TASK PROMPT
Write the listing below out again exactly, dropping the images.

----- RAW RECORDS

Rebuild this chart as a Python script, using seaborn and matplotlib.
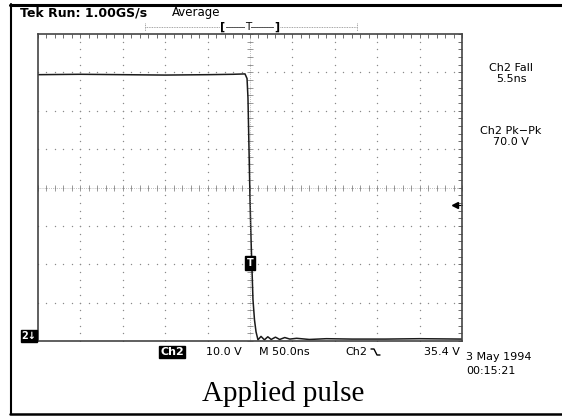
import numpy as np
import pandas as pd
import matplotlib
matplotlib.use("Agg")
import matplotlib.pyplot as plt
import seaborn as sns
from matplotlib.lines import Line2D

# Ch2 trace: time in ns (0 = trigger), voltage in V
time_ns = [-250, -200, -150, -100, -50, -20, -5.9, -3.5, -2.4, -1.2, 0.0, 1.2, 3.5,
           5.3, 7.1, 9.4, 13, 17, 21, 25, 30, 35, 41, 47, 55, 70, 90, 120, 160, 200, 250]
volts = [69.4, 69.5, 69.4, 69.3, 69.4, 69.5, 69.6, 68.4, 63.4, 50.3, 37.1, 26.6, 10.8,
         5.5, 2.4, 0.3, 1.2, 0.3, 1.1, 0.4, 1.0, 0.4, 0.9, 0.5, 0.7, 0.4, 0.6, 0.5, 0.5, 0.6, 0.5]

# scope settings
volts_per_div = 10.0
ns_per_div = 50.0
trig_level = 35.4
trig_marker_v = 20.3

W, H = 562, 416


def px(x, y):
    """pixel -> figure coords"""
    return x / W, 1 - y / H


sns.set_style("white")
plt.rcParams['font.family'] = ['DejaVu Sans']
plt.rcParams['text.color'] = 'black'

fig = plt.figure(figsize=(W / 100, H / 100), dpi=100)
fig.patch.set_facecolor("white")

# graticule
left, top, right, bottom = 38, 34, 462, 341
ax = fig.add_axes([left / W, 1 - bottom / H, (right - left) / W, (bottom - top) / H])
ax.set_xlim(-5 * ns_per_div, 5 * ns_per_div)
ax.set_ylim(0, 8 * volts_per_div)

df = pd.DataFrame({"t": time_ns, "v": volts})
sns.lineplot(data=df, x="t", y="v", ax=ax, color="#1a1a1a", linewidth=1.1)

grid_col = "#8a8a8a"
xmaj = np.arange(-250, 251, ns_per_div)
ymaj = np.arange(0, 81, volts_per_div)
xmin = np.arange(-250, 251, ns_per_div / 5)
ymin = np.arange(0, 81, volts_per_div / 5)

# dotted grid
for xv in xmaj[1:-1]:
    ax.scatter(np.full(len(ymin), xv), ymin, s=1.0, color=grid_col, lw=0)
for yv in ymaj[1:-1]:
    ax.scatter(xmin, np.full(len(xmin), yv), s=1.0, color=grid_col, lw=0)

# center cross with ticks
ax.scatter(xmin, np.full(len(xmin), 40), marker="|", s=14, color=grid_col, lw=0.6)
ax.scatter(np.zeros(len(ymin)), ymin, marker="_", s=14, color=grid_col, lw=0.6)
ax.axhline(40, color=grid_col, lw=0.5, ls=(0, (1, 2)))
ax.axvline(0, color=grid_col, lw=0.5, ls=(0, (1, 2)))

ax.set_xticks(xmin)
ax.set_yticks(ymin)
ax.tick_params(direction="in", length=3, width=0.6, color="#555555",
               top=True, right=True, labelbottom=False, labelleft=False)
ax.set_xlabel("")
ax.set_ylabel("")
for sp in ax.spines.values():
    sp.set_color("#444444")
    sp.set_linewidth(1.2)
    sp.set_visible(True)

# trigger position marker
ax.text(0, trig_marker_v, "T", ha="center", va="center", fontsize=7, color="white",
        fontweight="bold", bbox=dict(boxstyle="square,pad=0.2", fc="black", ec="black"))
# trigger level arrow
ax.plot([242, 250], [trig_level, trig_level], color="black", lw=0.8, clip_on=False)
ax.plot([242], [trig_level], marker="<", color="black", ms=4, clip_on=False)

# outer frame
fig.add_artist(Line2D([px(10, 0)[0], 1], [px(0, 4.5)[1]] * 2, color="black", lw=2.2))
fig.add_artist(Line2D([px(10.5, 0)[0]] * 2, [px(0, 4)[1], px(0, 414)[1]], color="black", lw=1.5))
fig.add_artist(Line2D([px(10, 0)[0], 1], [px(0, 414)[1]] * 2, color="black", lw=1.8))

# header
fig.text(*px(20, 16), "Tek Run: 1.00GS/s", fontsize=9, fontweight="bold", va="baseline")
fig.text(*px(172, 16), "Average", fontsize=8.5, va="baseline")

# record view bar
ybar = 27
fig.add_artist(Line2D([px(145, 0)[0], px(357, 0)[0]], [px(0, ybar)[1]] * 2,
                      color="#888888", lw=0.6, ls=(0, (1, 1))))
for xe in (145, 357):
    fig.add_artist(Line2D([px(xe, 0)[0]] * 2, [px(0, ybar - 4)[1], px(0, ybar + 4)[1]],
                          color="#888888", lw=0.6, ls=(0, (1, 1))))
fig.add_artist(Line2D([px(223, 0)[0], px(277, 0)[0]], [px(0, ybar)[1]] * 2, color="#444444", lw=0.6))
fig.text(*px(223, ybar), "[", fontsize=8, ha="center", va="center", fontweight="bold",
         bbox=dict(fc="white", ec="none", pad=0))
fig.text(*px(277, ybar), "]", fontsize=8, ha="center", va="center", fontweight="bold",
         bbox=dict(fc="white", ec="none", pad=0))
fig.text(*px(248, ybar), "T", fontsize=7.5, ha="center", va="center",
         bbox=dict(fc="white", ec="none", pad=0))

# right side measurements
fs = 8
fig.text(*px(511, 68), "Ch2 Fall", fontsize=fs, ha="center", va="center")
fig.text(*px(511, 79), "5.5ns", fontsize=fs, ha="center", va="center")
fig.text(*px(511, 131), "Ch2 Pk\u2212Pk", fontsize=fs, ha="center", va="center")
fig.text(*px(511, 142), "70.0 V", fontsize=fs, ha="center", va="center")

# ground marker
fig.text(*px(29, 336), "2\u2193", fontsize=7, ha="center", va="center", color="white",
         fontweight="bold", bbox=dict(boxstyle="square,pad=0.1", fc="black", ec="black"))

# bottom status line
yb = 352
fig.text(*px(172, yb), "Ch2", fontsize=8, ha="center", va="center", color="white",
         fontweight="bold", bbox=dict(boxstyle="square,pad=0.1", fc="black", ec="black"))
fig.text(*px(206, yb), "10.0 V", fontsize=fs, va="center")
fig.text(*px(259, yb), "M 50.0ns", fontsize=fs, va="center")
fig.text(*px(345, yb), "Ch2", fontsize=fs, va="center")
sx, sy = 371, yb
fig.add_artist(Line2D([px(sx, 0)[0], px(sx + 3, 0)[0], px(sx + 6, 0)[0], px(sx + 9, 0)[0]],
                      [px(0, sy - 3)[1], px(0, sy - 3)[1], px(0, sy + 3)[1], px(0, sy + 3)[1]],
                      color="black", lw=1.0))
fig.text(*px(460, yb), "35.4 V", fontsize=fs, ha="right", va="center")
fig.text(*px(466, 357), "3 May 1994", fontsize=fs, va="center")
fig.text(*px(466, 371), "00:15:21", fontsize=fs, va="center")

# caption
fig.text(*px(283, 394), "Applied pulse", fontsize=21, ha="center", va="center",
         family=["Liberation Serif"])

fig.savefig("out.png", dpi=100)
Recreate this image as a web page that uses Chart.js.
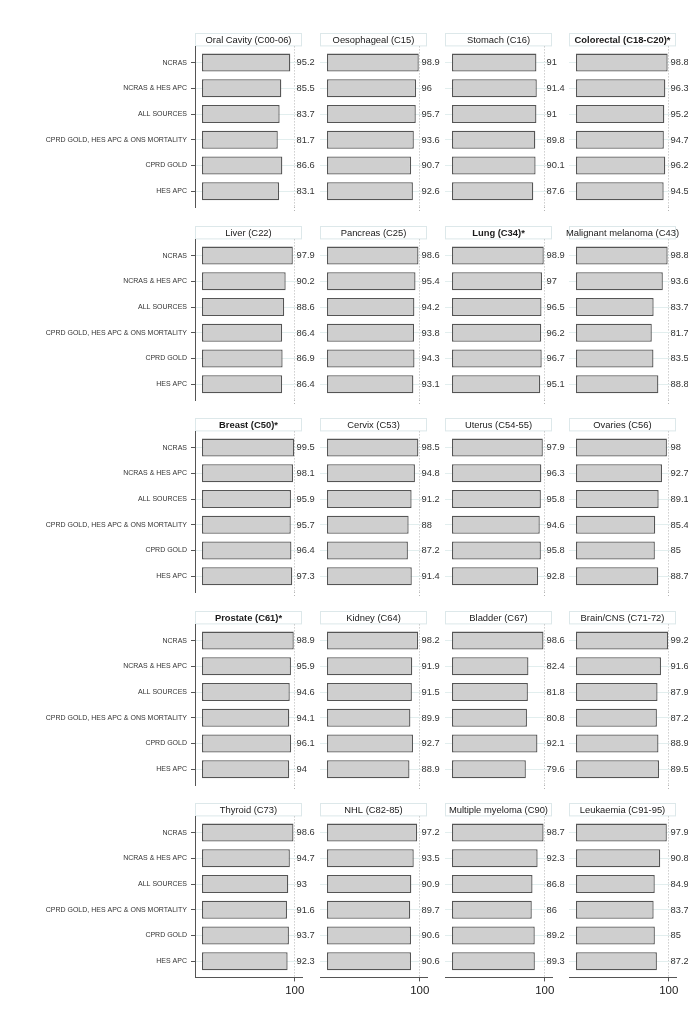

----------

EXPECTED ANSWER
Rebuild this chart as a Python script, using seaborn and matplotlib.
import numpy as np
import pandas as pd
import matplotlib
matplotlib.use("Agg")
import matplotlib.pyplot as plt
import seaborn as sns
from matplotlib.lines import Line2D

# Ch2 trace: time in ns (0 = trigger), voltage in V
time_ns = [-250, -200, -150, -100, -50, -20, -5.9, -3.5, -2.4, -1.2, 0.0, 1.2, 3.5,
           5.3, 7.1, 9.4, 13, 17, 21, 25, 30, 35, 41, 47, 55, 70, 90, 120, 160, 200, 250]
volts = [69.4, 69.5, 69.4, 69.3, 69.4, 69.5, 69.6, 68.4, 63.4, 50.3, 37.1, 26.6, 10.8,
         5.5, 2.4, 0.3, 1.2, 0.3, 1.1, 0.4, 1.0, 0.4, 0.9, 0.5, 0.7, 0.4, 0.6, 0.5, 0.5, 0.6, 0.5]

# scope settings
volts_per_div = 10.0
ns_per_div = 50.0
trig_level = 35.4
trig_marker_v = 20.3

W, H = 562, 416


def px(x, y):
    """pixel -> figure coords"""
    return x / W, 1 - y / H


sns.set_style("white")
plt.rcParams['font.family'] = ['DejaVu Sans']
plt.rcParams['text.color'] = 'black'

fig = plt.figure(figsize=(W / 100, H / 100), dpi=100)
fig.patch.set_facecolor("white")

# graticule
left, top, right, bottom = 38, 34, 462, 341
ax = fig.add_axes([left / W, 1 - bottom / H, (right - left) / W, (bottom - top) / H])
ax.set_xlim(-5 * ns_per_div, 5 * ns_per_div)
ax.set_ylim(0, 8 * volts_per_div)

df = pd.DataFrame({"t": time_ns, "v": volts})
sns.lineplot(data=df, x="t", y="v", ax=ax, color="#1a1a1a", linewidth=1.1)

grid_col = "#8a8a8a"
xmaj = np.arange(-250, 251, ns_per_div)
ymaj = np.arange(0, 81, volts_per_div)
xmin = np.arange(-250, 251, ns_per_div / 5)
ymin = np.arange(0, 81, volts_per_div / 5)

# dotted grid
for xv in xmaj[1:-1]:
    ax.scatter(np.full(len(ymin), xv), ymin, s=1.0, color=grid_col, lw=0)
for yv in ymaj[1:-1]:
    ax.scatter(xmin, np.full(len(xmin), yv), s=1.0, color=grid_col, lw=0)

# center cross with ticks
ax.scatter(xmin, np.full(len(xmin), 40), marker="|", s=14, color=grid_col, lw=0.6)
ax.scatter(np.zeros(len(ymin)), ymin, marker="_", s=14, color=grid_col, lw=0.6)
ax.axhline(40, color=grid_col, lw=0.5, ls=(0, (1, 2)))
ax.axvline(0, color=grid_col, lw=0.5, ls=(0, (1, 2)))

ax.set_xticks(xmin)
ax.set_yticks(ymin)
ax.tick_params(direction="in", length=3, width=0.6, color="#555555",
               top=True, right=True, labelbottom=False, labelleft=False)
ax.set_xlabel("")
ax.set_ylabel("")
for sp in ax.spines.values():
    sp.set_color("#444444")
    sp.set_linewidth(1.2)
    sp.set_visible(True)

# trigger position marker
ax.text(0, trig_marker_v, "T", ha="center", va="center", fontsize=7, color="white",
        fontweight="bold", bbox=dict(boxstyle="square,pad=0.2", fc="black", ec="black"))
# trigger level arrow
ax.plot([242, 250], [trig_level, trig_level], color="black", lw=0.8, clip_on=False)
ax.plot([242], [trig_level], marker="<", color="black", ms=4, clip_on=False)

# outer frame
fig.add_artist(Line2D([px(10, 0)[0], 1], [px(0, 4.5)[1]] * 2, color="black", lw=2.2))
fig.add_artist(Line2D([px(10.5, 0)[0]] * 2, [px(0, 4)[1], px(0, 414)[1]], color="black", lw=1.5))
fig.add_artist(Line2D([px(10, 0)[0], 1], [px(0, 414)[1]] * 2, color="black", lw=1.8))

# header
fig.text(*px(20, 16), "Tek Run: 1.00GS/s", fontsize=9, fontweight="bold", va="baseline")
fig.text(*px(172, 16), "Average", fontsize=8.5, va="baseline")

# record view bar
ybar = 27
fig.add_artist(Line2D([px(145, 0)[0], px(357, 0)[0]], [px(0, ybar)[1]] * 2,
                      color="#888888", lw=0.6, ls=(0, (1, 1))))
for xe in (145, 357):
    fig.add_artist(Line2D([px(xe, 0)[0]] * 2, [px(0, ybar - 4)[1], px(0, ybar + 4)[1]],
                          color="#888888", lw=0.6, ls=(0, (1, 1))))
fig.add_artist(Line2D([px(223, 0)[0], px(277, 0)[0]], [px(0, ybar)[1]] * 2, color="#444444", lw=0.6))
fig.text(*px(223, ybar), "[", fontsize=8, ha="center", va="center", fontweight="bold",
         bbox=dict(fc="white", ec="none", pad=0))
fig.text(*px(277, ybar), "]", fontsize=8, ha="center", va="center", fontweight="bold",
         bbox=dict(fc="white", ec="none", pad=0))
fig.text(*px(248, ybar), "T", fontsize=7.5, ha="center", va="center",
         bbox=dict(fc="white", ec="none", pad=0))

# right side measurements
fs = 8
fig.text(*px(511, 68), "Ch2 Fall", fontsize=fs, ha="center", va="center")
fig.text(*px(511, 79), "5.5ns", fontsize=fs, ha="center", va="center")
fig.text(*px(511, 131), "Ch2 Pk\u2212Pk", fontsize=fs, ha="center", va="center")
fig.text(*px(511, 142), "70.0 V", fontsize=fs, ha="center", va="center")

# ground marker
fig.text(*px(29, 336), "2\u2193", fontsize=7, ha="center", va="center", color="white",
         fontweight="bold", bbox=dict(boxstyle="square,pad=0.1", fc="black", ec="black"))

# bottom status line
yb = 352
fig.text(*px(172, yb), "Ch2", fontsize=8, ha="center", va="center", color="white",
         fontweight="bold", bbox=dict(boxstyle="square,pad=0.1", fc="black", ec="black"))
fig.text(*px(206, yb), "10.0 V", fontsize=fs, va="center")
fig.text(*px(259, yb), "M 50.0ns", fontsize=fs, va="center")
fig.text(*px(345, yb), "Ch2", fontsize=fs, va="center")
sx, sy = 371, yb
fig.add_artist(Line2D([px(sx, 0)[0], px(sx + 3, 0)[0], px(sx + 6, 0)[0], px(sx + 9, 0)[0]],
                      [px(0, sy - 3)[1], px(0, sy - 3)[1], px(0, sy + 3)[1], px(0, sy + 3)[1]],
                      color="black", lw=1.0))
fig.text(*px(460, yb), "35.4 V", fontsize=fs, ha="right", va="center")
fig.text(*px(466, 357), "3 May 1994", fontsize=fs, va="center")
fig.text(*px(466, 371), "00:15:21", fontsize=fs, va="center")

# caption
fig.text(*px(283, 394), "Applied pulse", fontsize=21, ha="center", va="center",
         family=["Liberation Serif"])

fig.savefig("out.png", dpi=100)
Recreate this image as a web page that uses Chart.js.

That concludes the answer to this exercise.